The story had positive elements, reporting that job growth had returned to the region, even if it’s not at the pace we’re used to. But it is on the comeback.
But the overall theme was the region was spinning wheels when it comes to a recovery that all segments of the community could feel in their wallets. In other words, no relief for the working class.
The story said: “So why do so many people feel broke? Because they are. The economy must grow briskly for years before the typical family … gets back to even from the 2008-09 recession, let alone gains ground.”
But here’s the twist. I was in San Diego that morning, reading the Union-Tribune’s report on that region – one that many in Arizona point to as the kind of diversified, knowledge-based economy that the Valley so desires.
The point is this: there are struggles everywhere, and those who complain about the sorry state of the Phoenix’s economic progress often fail to recognize that.
The Union Tribune story said:
“And San Diego is not alone. This long-running lack of progress is a nationwide phenomenon. With experts arguing about causes, don’t expect solutions anytime soon. … For the time being, the working class can celebrate an economy that’s at least creating jobs again. But wealth creation may have to wait.”
Back to Phoenix. Should we take solace knowing the sluggish recovery and its uneven effects on everyone is a national problem? No. We have we plenty of shortcomings. But we might start using the national scene for perspective and context in shaping our attitudes of what’s happening in our back yard.
Perhaps we might refrain from telling the world about how bad things are here. They’re not. The more we dwell on our weaknesses, the more it hurts the image people outside Arizona have of us.

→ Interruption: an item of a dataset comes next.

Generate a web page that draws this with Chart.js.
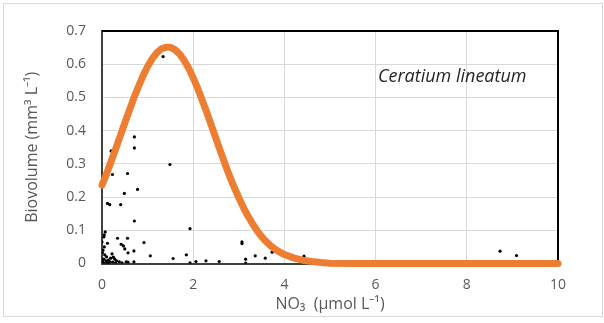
<!DOCTYPE html>
<html>
<head>
<meta charset="utf-8">
<script src="https://cdn.jsdelivr.net/npm/chart.js@4.4.1/dist/chart.umd.min.js"></script>
<style>
  html, body { margin: 0; padding: 0; background: #fff; }
  #wrap { position: relative; width: 604px; height: 323px; }
  #border { position: absolute; left: 3px; top: 3px; width: 598px; height: 312px; border: 1px solid #d9d9d9; pointer-events: none; }
</style>
</head>
<body>
<div id="wrap">
  <canvas id="chart" width="604" height="323"></canvas>
  <div id="border"></div>
</div>
<script>
// fitted curve (orange)
const fitX = [0, 0.1, 0.2, 0.3, 0.4, 0.5, 0.6, 0.7, 0.8, 0.9,
  1.0, 1.1, 1.2, 1.3, 1.4, 1.5, 1.6, 1.7, 1.8, 1.9,
  2.0, 2.1, 2.2, 2.3, 2.4, 2.5, 2.6, 2.7, 2.8, 2.9,
  3.0, 3.1, 3.2, 3.3, 3.4, 3.5, 3.6, 3.7, 3.8, 3.9,
  4.0, 4.2, 4.4, 4.6, 4.8, 5.0, 5.5, 6, 7, 8, 9, 10];
const fitY = [0.236, 0.270, 0.307, 0.345, 0.384, 0.423, 0.461, 0.499, 0.533, 0.565,
  0.593, 0.616, 0.634, 0.646, 0.651, 0.651, 0.644, 0.631, 0.612, 0.588,
  0.559, 0.527, 0.491, 0.454, 0.415, 0.376, 0.337, 0.299, 0.263, 0.229,
  0.198, 0.169, 0.143, 0.120, 0.099, 0.081, 0.066, 0.053, 0.043, 0.034,
  0.027, 0.017, 0.010, 0.006, 0.003, 0.001, 0, 0, 0, 0, 0, 0];

// observations (black dots)
const obsX = [1.34, 0.71, 0.71, 0.20, 1.49, 0.23, 0.56, 0.78, 0.49, 0.12, 0.17, 0.41, 0.71,
  1.93, 0.07, 0.05, 0.04, 0.34, 0.56, 0.12, 0.92, 0.42, 0.47, 0.50, 0.57, 0.70, 0.02, 0.01,
  1.06, 1.56, 1.85, 1.93, 2.06, 2.28, 2.57, 3.07, 3.07, 3.15, 3.15, 3.36, 3.58, 3.73, 4.43,
  8.73, 9.09,
  0.06, 0.10, 0.04, 0.09, 0.14, 0.19, 0.22, 0.25, 0.28, 0.32, 0.18, 0.38, 0.44, 0.53, 0.57,
  0.70, 0.00, 0.02, 0.03, 0.08, 0.12, 0.15, 0.24, 0.30, 0.05, 0.00];
const obsY = [0.623, 0.381, 0.348, 0.339, 0.298, 0.268, 0.271, 0.223, 0.211, 0.181, 0.177, 0.177, 0.128,
  0.105, 0.095, 0.086, 0.080, 0.076, 0.076, 0.061, 0.063, 0.058, 0.053, 0.044, 0.032, 0.038, 0.040, 0.033,
  0.023, 0.015, 0.026, 0.002, 0.006, 0.008, 0.006, 0.065, 0.060, 0.013, 0.001, 0.023, 0.016, 0.034, 0.022,
  0.037, 0.024,
  0.026, 0.020, 0.013, 0.008, 0.010, 0.016, 0.029, 0.019, 0.013, 0.008, 0.005, 0.005, 0.002, 0.005, 0.004,
  0.005, 0.010, 0.004, 0.001, 0.002, 0.003, 0.001, 0.004, 0.002, 0.050, 0.065];

const xTicks = [0, 2, 4, 6, 8, 10];
const yTicks = [0, 0.1, 0.2, 0.3, 0.4, 0.5, 0.6, 0.7];
const speciesName = 'Ceratium lineatum';

const txt = '#595959';
const fontFam = '"Open Sans", sans-serif';

const framePlugin = {
  id: 'framePlugin',
  beforeDatasetsDraw(chart) {
    const { ctx, chartArea: a } = chart;
    ctx.save();
    ctx.strokeStyle = '#000';
    ctx.lineWidth = 2;
    ctx.beginPath();
    ctx.moveTo(a.left, a.top);
    ctx.lineTo(a.right, a.top);
    ctx.lineTo(a.right, a.bottom);
    ctx.stroke();
    ctx.restore();
  },
  afterDatasetsDraw(chart) {
    const { ctx, scales } = chart;
    ctx.save();
    ctx.font = 'italic 18px ' + fontFam;
    ctx.fillStyle = '#262626';
    ctx.textAlign = 'left';
    ctx.textBaseline = 'middle';
    ctx.fillText(speciesName, scales.x.getPixelForValue(6.05), scales.y.getPixelForValue(0.562));
    ctx.restore();
  }
};

new Chart(document.getElementById('chart'), {
  type: 'scatter',
  data: {
    datasets: [{
      label: 'fit',
      type: 'line',
      data: fitX.map((x, i) => ({ x: x, y: fitY[i] })),
      borderColor: '#ED7D31',
      borderWidth: 7,
      borderCapStyle: 'round',
      borderJoinStyle: 'round',
      pointRadius: 0,
      fill: false,
      clip: false
    }, {
      label: 'obs',
      data: obsX.map((x, i) => ({ x: x, y: obsY[i] })),
      backgroundColor: '#000',
      borderColor: '#000',
      pointRadius: 1.6,
      borderWidth: 0
    }]
  },
  options: {
    responsive: false,
    animation: false,
    layout: { padding: { top: 31, right: 46, left: 0, bottom: 0 } },
    plugins: { legend: { display: false }, tooltip: { enabled: false } },
    scales: {
      x: {
        type: 'linear',
        min: 0, max: 10,
        afterFit(scale) { scale.height = 59.5; },
        afterBuildTicks(scale) { scale.ticks = xTicks.map(v => ({ value: v })); },
        ticks: { color: txt, font: { family: fontFam, size: 14 }, padding: 13, maxRotation: 0 },
        grid: { color: '#d9d9d9', lineWidth: 1, drawTicks: false },
        border: { color: '#404040', width: 2 },
        title: { display: true, text: 'NO₃  (µmol L⁻¹)', color: txt, font: { family: fontFam, size: 16 }, padding: { top: 0, bottom: 9 } }
      },
      y: {
        min: 0, max: 0.7,
        afterFit(scale) { scale.width = 102; },
        afterBuildTicks(scale) { scale.ticks = yTicks.map(v => ({ value: v })); },
        ticks: { color: txt, font: { family: fontFam, size: 14 }, padding: 16 },
        grid: { color: '#d9d9d9', lineWidth: 1, drawTicks: false },
        border: { color: '#404040', width: 2 },
        title: { display: true, text: 'Biovolume (mm³ L⁻¹)', color: txt, font: { family: fontFam, size: 16 }, padding: { top: 23, bottom: 0 } }
      }
    }
  },
  plugins: [framePlugin]
});
</script>
</body>
</html>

Restoring the region’s image starts with recognizing the good things we have going, and then projecting that attitude collectively in whatever form we communicate it.
Phoenix won’t fully recover until housing picks up, construction activity reaches a reasonable pace in all sectors and other industries continue the progress made over the past few years.
No one really knows when that magical moment will occur. Though we are confident it will.
What we do know is that we have new leadership coming on board in the Governor’s Office, and that presents an opportunity to create sustainable progress on all fronts.
Whether it’s Doug Ducey or Fred DuVal, I hope the next governor is sincere in building a bridge to the business community and engaging executives who care about the future of the region and know how to get things done.
It will take a real partnership – not just blowing smoke – between the private and public sectors to move the needle in any significant way and new leadership is the perfect time to make that happen.
There’s every reason to think this can be our moment. Let’s not miss the chance to take advantage.